I guess there was some type of messaging system in place:

The pilot sent a manual signal at 11 p.m. local time saying he was flying through an area of “CBs” – black, electrically charged cumulonimbus clouds that come with violent winds and lightning. Satellite data has shown that towering thunderheads were sending 160-kilometre-an-hour updraft winds into the jet's flight path at the time.

Ten minutes later, a cascade of problems began: Automatic messages indicate the autopilot had disengaged, a key computer system switched to alternative power and controls needed to keep the plane stable had been damaged. An alarm sounded indicating the deterioration of flight systems.

Three minutes after that, more automatic messages reported the failure of systems to monitor air speed, altitude and direction. Control of the main flight computer and wing spoilers failed as well.

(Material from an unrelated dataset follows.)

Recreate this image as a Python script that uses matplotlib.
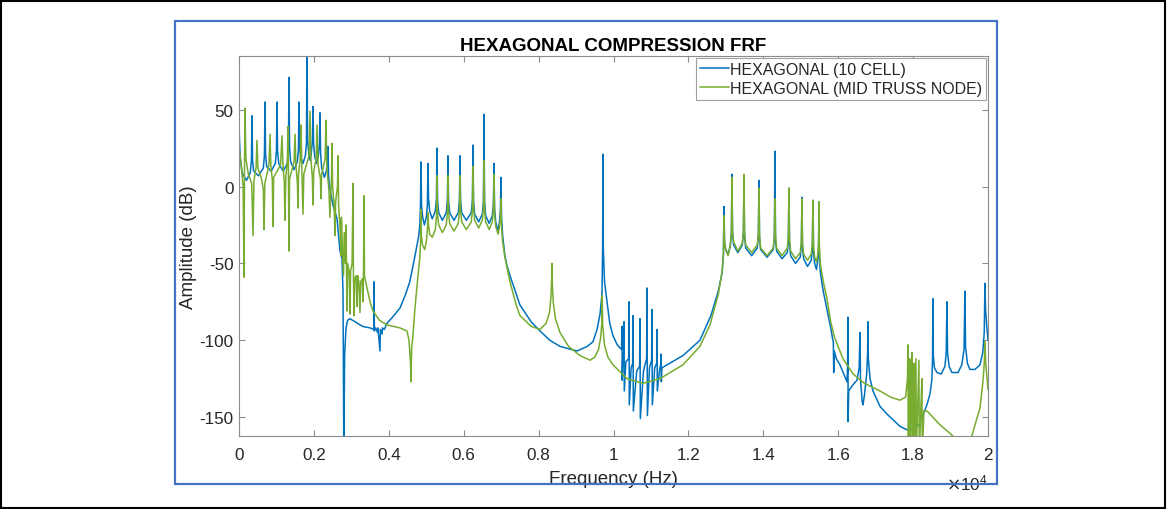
import matplotlib.pyplot as plt
from matplotlib.patches import Rectangle
from matplotlib.ticker import FuncFormatter

plt.rcParams['font.family'] = ['Liberation Sans', 'DejaVu Sans']
plt.rcParams['axes.unicode_minus'] = False

# (frequency Hz, amplitude dB), one list per stretch of curve

# HEXAGONAL (10 CELL)
blue_band1 = [(0, 39), (30, 20), (80, 9), (200, 4), (302, 9), (332, 17), (347, 46), (362, 17),
              (392, 10), (520, 7), (649, 12), (679, 20), (694, 55), (709, 21), (739, 13), (860, 10),
              (970, 15), (1000, 23), (1015, 55), (1030, 23), (1060, 15), (1180, 10), (1290, 15),
              (1320, 24), (1335, 71), (1350, 25), (1380, 16), (1470, 11), (1557, 16), (1587, 24),
              (1602, 55), (1617, 26), (1647, 19), (1710, 15), (1771, 20), (1801, 28), (1816, 95),
              (1831, 30), (1861, 22), (1900, 17), (1931, 22), (1961, 30), (1976, 52), (1991, 28),
              (2021, 20), (2070, 15), (2118, 20), (2148, 28), (2163, 48), (2178, 22), (2208, 12),
              (2280, 6), (2331, 10), (2361, 16), (2376, 26), (2391, 8), (2410, 1), (2510, -12),
              (2617, -21), (2697, -42), (2750, -47), (2777, -68), (2800, -175)]
blue_gap1 = [(2820, -110), (2857, -92), (2900, -87), (2964, -86), (3100, -88), (3300, -91),
             (3500, -92), (3600, -93), (3605, -62), (3615, -94), (3650, -92), (3700, -95),
             (3710, -92), (3765, -107), (3775, -93), (3820, -96), (3830, -92), (3880, -93),
             (3950, -89), (4100, -85), (4300, -79), (4450, -70), (4560, -62), (4700, -45),
             (4800, -32), (4830, -24), (4845, -14)]
blue_band2 = [(4859, 16), (4874, -12), (4904, -20), (4950, -25), (5001, -20), (5031, -12), (5046, 15),
              (5061, -8), (5091, -16), (5160, -21), (5242, -16), (5272, -8), (5287, 25), (5302, -9),
              (5332, -17), (5430, -22), (5535, -17), (5565, -9), (5580, 20), (5595, -9), (5625, -17),
              (5740, -22), (5856, -17), (5886, -9), (5901, 20), (5916, -9), (5946, -17), (6070, -22),
              (6203, -17), (6233, -9), (6248, 27), (6263, -10), (6293, -18), (6400, -23), (6497, -18),
              (6527, -10), (6542, 47), (6557, -10), (6587, -19), (6680, -24), (6764, -19), (6794, -11),
              (6809, 15), (6824, -14), (6854, -23), (6920, -29), (6950, -24), (6980, -16), (6995, 6),
              (7010, -20), (7040, -32), (7100, -45), (7160, -52), (7236, -58), (7500, -77),
              (7800, -88), (8037, -94), (8300, -100), (8571, -104), (9025, -107), (9300, -104),
              (9452, -101), (9560, -93), (9640, -83), (9692, -70), (9710, -40), (9719, 21),
              (9728, -40), (9760, -62), (9826, -75), (9900, -89), (9986, -97), (10100, -103)]
blue_cluster = [(10173, -105), (10215, -106), (10226, -91), (10232, -126), (10250, -110),
                (10275, -108), (10280, -88), (10288, -133), (10330, -114), (10405, -112),
                (10413, -75), (10422, -142), (10470, -118), (10512, -115), (10520, -84),
                (10530, -146), (10620, -120), (10697, -117), (10707, -86), (10717, -151),
                (10800, -120), (10884, -112), (10894, -66), (10905, -149), (10960, -118),
                (11018, -113), (11027, -80), (11037, -142), (11100, -118), (11152, -115),
                (11161, -93), (11170, -133), (11230, -119), (11260, -116), (11267, -109),
                (11277, -127), (11294, -118), (11428, -116), (11855, -110), (12309, -100),
                (12600, -84), (12800, -68), (12900, -56), (12935, -44)]
blue_band3 = [(12950, -13), (12965, -36), (12995, -41), (13060, -44), (13118, -39), (13148, -31),
              (13163, 8), (13178, -30), (13208, -38), (13320, -43), (13439, -38), (13469, -30),
              (13484, 4), (13499, -32), (13529, -40), (13690, -45), (13839, -40), (13869, -32),
              (13884, 4), (13899, -33), (13929, -41), (14100, -46), (14266, -41), (14296, -33),
              (14311, 23), (14326, -34), (14356, -42), (14500, -47), (14640, -43), (14670, -35),
              (14685, -1), (14700, -37), (14730, -45), (14860, -50), (14987, -46), (15017, -38),
              (15032, -7), (15047, -40), (15077, -47), (15180, -52), (15281, -48), (15311, -40),
              (15326, -9), (15341, -43), (15371, -50), (15420, -54), (15456, -48), (15476, -40),
              (15486, -10), (15496, -42), (15520, -55)]
blue_tail = [(15560, -62), (15600, -68), (15700, -80), (15800, -92), (15850, -99), (15870, -101),
             (15880, -121), (15895, -107), (15950, -112), (16047, -116), (16150, -122), (16234, -127),
             (16250, -118), (16260, -85), (16265, -153), (16280, -133), (16394, -129), (16500, -126),
             (16560, -118), (16581, -95), (16595, -125), (16640, -140), (16661, -142), (16700, -136),
             (16760, -122), (16785, -108), (16794, -88), (16805, -112), (16850, -125), (16928, -133),
             (17115, -143), (17302, -148), (17649, -156), (17900, -159), (18156, -155), (18370, -142),
             (18450, -135), (18500, -126), (18520, -112), (18530, -73), (18540, -110), (18570, -118),
             (18637, -121), (18750, -122), (18850, -117), (18885, -108), (18904, -75), (18920, -108),
             (18960, -117), (19037, -121), (19200, -121), (19300, -116), (19360, -106), (19384, -68),
             (19400, -104), (19450, -115), (19518, -119), (19650, -119), (19785, -116), (19860, -108),
             (19900, -95), (19918, -63), (19935, -80), (19970, -92), (20000, -100)]

# HEXAGONAL (MID TRUSS NODE)
green_band1 = [(0, 25), (60, 14), (110, 0), (134, -59), (145, 5), (160, 51), (185, 18), (250, 8),
               (340, 2), (374, -32), (400, 4), (455, 12), (480, 30), (505, 12), (600, 5), (650, -2),
               (668, -28), (690, 2), (800, 14), (828, 34), (850, 14), (890, 4), (908, -26), (925, 6),
               (1110, 14), (1148, 33), (1170, 16), (1210, 2), (1228, -22), (1250, 6), (1290, 16),
               (1308, 39), (1320, 10), (1335, -42), (1350, 5), (1470, 16), (1495, 34), (1520, 14),
               (1560, 2), (1575, -14), (1590, 8), (1635, 18), (1655, 40), (1680, 10), (1709, -18),
               (1730, 8), (1870, 20), (1896, 49), (1920, 18), (1960, 5), (1976, -12), (1995, 10),
               (2060, 18), (2083, 40), (2110, 14), (2175, 5), (2190, -8), (2205, 8), (2300, 18),
               (2323, 43), (2345, 12), (2400, -2), (2430, -20), (2450, -5), (2470, 5), (2483, 28),
               (2500, 0), (2540, -12), (2563, -32), (2580, -10), (2630, 0), (2643, 20), (2660, -12)]
green_gap1 = [(2700, -28), (2723, -45), (2735, -20), (2760, -40), (2790, -58), (2810, -30),
              (2840, -50), (2857, -25), (2870, -55), (2884, -81), (2900, -50), (2940, -55),
              (2964, -83), (2980, -55), (3020, -50), (3044, 2), (3055, -55), (3071, -84), (3090, -60),
              (3130, -58), (3150, -78), (3170, -58), (3200, -62), (3230, -82), (3250, -62),
              (3290, -60), (3310, -75), (3325, -55), (3338, -6), (3350, -58), (3418, -66),
              (3500, -75), (3578, -81), (3750, -87), (3952, -90), (4299, -92), (4486, -94),
              (4540, -100), (4580, -115), (4592, -127), (4610, -105), (4646, -97), (4699, -79),
              (4779, -58), (4830, -46), (4850, -34)]
green_band2 = [(4859, -15), (4870, -32), (4900, -38), (4960, -41), (5001, -36), (5031, -28), (5046, -17),
               (5061, -25), (5091, -31), (5160, -33), (5242, -28), (5272, -20), (5287, 7), (5302, -18),
               (5332, -25), (5430, -30), (5535, -25), (5565, -17), (5580, 7), (5595, -16), (5625, -24),
               (5740, -29), (5856, -24), (5886, -16), (5901, 7), (5916, -15), (5946, -23), (6070, -28),
               (6203, -23), (6233, -15), (6248, 13), (6263, -14), (6293, -22), (6400, -27), (6497, -22),
               (6527, -14), (6542, 17), (6557, -15), (6587, -23), (6680, -28), (6764, -23), (6794, -15),
               (6809, 8), (6824, -18), (6854, -26), (6920, -31), (6950, -27), (6980, -20), (6995, -8),
               (7010, -26), (7040, -36), (7100, -46), (7160, -53), (7236, -62), (7400, -77),
               (7503, -84), (7800, -91), (8037, -93), (8200, -89), (8290, -82), (8330, -72),
               (8350, -60), (8357, -50), (8365, -62), (8390, -75), (8450, -86), (8571, -95),
               (8800, -104), (9105, -110), (9372, -113), (9500, -111), (9600, -106), (9660, -98),
               (9690, -88), (9700, -71), (9710, -90), (9760, -103), (9850, -111), (9986, -116),
               (10360, -125), (10787, -128), (11241, -125), (11855, -116), (12309, -104),
               (12576, -90), (12800, -70), (12900, -55), (12935, -45)]
green_band3 = [(12950, -19), (12965, -36), (12995, -41), (13060, -45), (13118, -38), (13148, -30),
               (13163, 6), (13178, -29), (13208, -36), (13320, -42), (13439, -37), (13469, -29),
               (13484, 8), (13499, -30), (13529, -38), (13690, -43), (13839, -38), (13869, -30),
               (13884, -1), (13899, -32), (13929, -40), (14100, -45), (14266, -40), (14296, -32),
               (14311, -8), (14326, -32), (14356, -40), (14500, -45), (14640, -40), (14670, -32),
               (14685, -1), (14700, -34), (14730, -42), (14860, -47), (14987, -43), (15017, -35),
               (15032, -8), (15047, -37), (15077, -44), (15180, -48), (15281, -44), (15311, -36),
               (15326, -9), (15341, -39), (15371, -46), (15420, -49), (15456, -44), (15476, -36),
               (15486, -10), (15496, -38), (15520, -50)]
green_tail = [(15560, -56), (15620, -64), (15700, -73), (15800, -88), (15900, -98), (16127, -112),
              (16400, -122), (16700, -128), (17115, -133), (17400, -137), (17649, -139), (17800, -137),
              (17850, -125), (17862, -103), (17872, -175), (17895, -130), (17910, -112), (17920, -175),
              (17950, -128), (17969, -108), (17980, -175), (18005, -132), (18023, -115), (18033, -175),
              (18060, -135), (18076, -112), (18086, -175), (18130, -137), (18156, -113), (18166, -175),
              (18210, -142), (18236, -125), (18246, -175), (18290, -146), (18370, -146), (18717, -155),
              (19050, -162), (19300, -175), (19571, -162), (19785, -144), (19865, -127), (19900, -115),
              (19918, -101), (19940, -115), (20000, -132)]

blue_segments = [blue_band1, blue_gap1, blue_band2, blue_cluster, blue_band3, blue_tail]
green_segments = [green_band1, green_gap1, green_band2, green_band3, green_tail]


def join(segments):
    pts = [p for seg in segments for p in seg]
    return [p[0] for p in pts], [p[1] for p in pts]


blue_hz, blue_db = join(blue_segments)
green_hz, green_db = join(green_segments)

W, H = 1167, 510
fig = plt.figure(figsize=(W / 100, H / 100), dpi=100)
ax = fig.add_axes([239 / W, 1 - 437 / H, (988 - 239) / W, (437 - 57) / H])

ax.plot(blue_hz, blue_db, color='#0072BD', lw=1.1, label='HEXAGONAL (10 CELL)')
ax.plot(green_hz, green_db, color='#77AC30', lw=1.1, label='HEXAGONAL (MID TRUSS NODE)')

ax.set_xlim(0, 20000)
ax.set_ylim(-162.3, 84.9)
ax.set_xticks(range(0, 20001, 2000))
ax.set_yticks([-150, -100, -50, 0, 50])
ax.xaxis.set_major_formatter(FuncFormatter(lambda v, p: f'{v / 1e4:g}'))

gray = '#8c8c8c'
txt = '#262626'
for s in ax.spines.values():
    s.set_color(gray)
    s.set_linewidth(0.8)
ax.tick_params(direction='in', length=4, width=0.8, color=gray, labelcolor=txt,
               labelsize=12.3, top=True, right=True)
ax.tick_params(axis='x', pad=8)
ax.tick_params(axis='y', pad=4)

ax.set_xlabel('Frequency (Hz)', fontsize=13.5, color=txt, labelpad=5.5)
ax.set_ylabel('Amplitude (dB)', fontsize=13.5, color=txt, labelpad=2)
ax.set_title('HEXAGONAL COMPRESSION FRF', fontsize=13.5, fontweight='bold', pad=4)
ax.text(1.0, -0.095, r'$\times\mathregular{10^{4}}$', transform=ax.transAxes,
        ha='right', va='top', fontsize=12.3, color=txt)

leg = ax.legend(loc='upper right', bbox_to_anchor=(1.0, 1.0), borderaxespad=0.1,
                fontsize=11.5, handlelength=1.8, handletextpad=0.1, borderpad=0.25,
                labelspacing=0.25, fancybox=False, framealpha=1, edgecolor='#a0a0a0')
leg.get_frame().set_linewidth(0.8)
for t in leg.get_texts():
    t.set_color(txt)

# blue frame around the plot and the thin black page border
fig.patches.append(Rectangle((175 / W, 1 - 485 / H), (997 - 175) / W, (485 - 22) / H,
                             transform=fig.transFigure, fill=False, edgecolor='#4472C4', lw=1.6))
fig.patches.append(Rectangle((0.001, 0.002), 0.997, 0.995, transform=fig.transFigure,
                             fill=False, edgecolor='black', lw=1.5))

fig.savefig('out.png', dpi=100)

The last automatic message, at 11:14 p.m., signalled loss of cabin pressure and complete electrical failure – catastrophic events in a plane that was likely already plunging toward the ocean.

“This clearly looks like the story of the airplane coming apart,” the airline industry official said. “We just don't know why it did, but that is what the investigation will show.”

Dik
 
Dik - where did you get your info from? (No criticism implied - just curious.)
 
Not sure off the top, either the BBC News or the Toronto Globe and Mail. I usually include an attribute, sorry.

Dik
 
Anyone here have any idea as to the structural design requirements are for the FDR & CVR??

I suspect that water impact followed by submersion to -28,000 ft [7600M, estimated depths for this area] is beyond design requrements. The FDR & CVR in this mishap may be usless, for data retrieval... even if they can be found. I suspect that the ULB ["pinger" to the rest of us] may also not survive these depths.

Oh yeah. I have a strong suspicion that the US Navy SOSUS system has useful sono data on the mishap... but it may be VERY hard for the US to release classified data cross national boundaries due to the secrect nature of the SOSUS system.... and non-military nature of the incident.